(Direction): Locate the lines where "this" occurs and copy them as they stand.

(Rows):
──────────

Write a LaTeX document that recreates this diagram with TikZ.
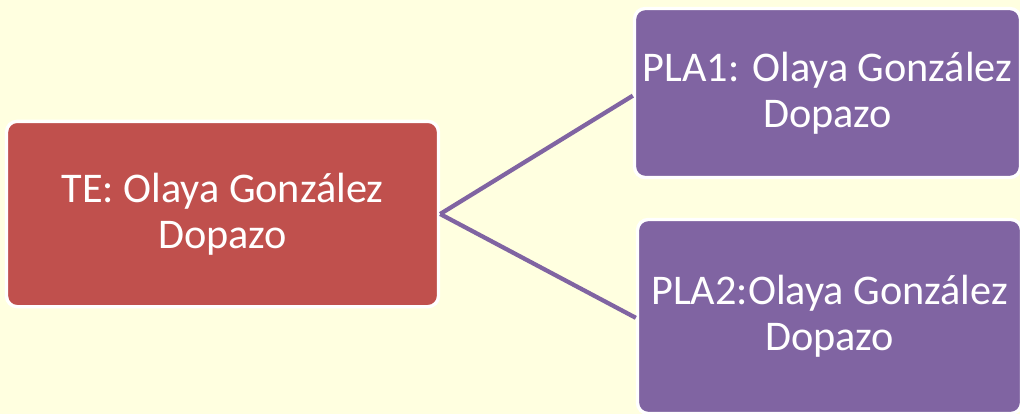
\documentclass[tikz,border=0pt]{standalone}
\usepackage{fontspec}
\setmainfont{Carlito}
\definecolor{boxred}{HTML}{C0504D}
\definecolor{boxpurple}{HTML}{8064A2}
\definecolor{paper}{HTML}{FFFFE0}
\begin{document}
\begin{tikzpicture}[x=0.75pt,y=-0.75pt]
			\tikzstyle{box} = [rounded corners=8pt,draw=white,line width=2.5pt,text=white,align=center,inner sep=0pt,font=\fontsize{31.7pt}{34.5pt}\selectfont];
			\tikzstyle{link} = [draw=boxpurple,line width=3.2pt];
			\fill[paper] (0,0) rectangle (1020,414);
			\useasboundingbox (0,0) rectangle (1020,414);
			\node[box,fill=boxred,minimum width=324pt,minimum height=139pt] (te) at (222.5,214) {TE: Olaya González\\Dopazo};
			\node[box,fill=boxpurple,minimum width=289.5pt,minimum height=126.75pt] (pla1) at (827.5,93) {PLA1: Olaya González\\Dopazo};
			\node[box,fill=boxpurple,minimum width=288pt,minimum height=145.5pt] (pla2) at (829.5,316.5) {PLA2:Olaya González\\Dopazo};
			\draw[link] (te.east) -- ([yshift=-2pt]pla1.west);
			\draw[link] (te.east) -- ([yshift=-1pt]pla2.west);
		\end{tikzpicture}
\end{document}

──────────

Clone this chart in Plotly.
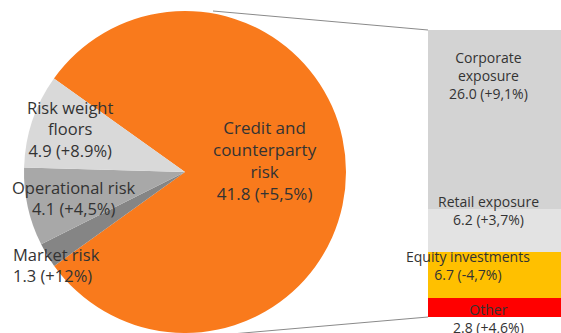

──────────

(Written response):
Write a LaTeX document that recreates this diagram with TikZ.
Clone this chart in Plotly.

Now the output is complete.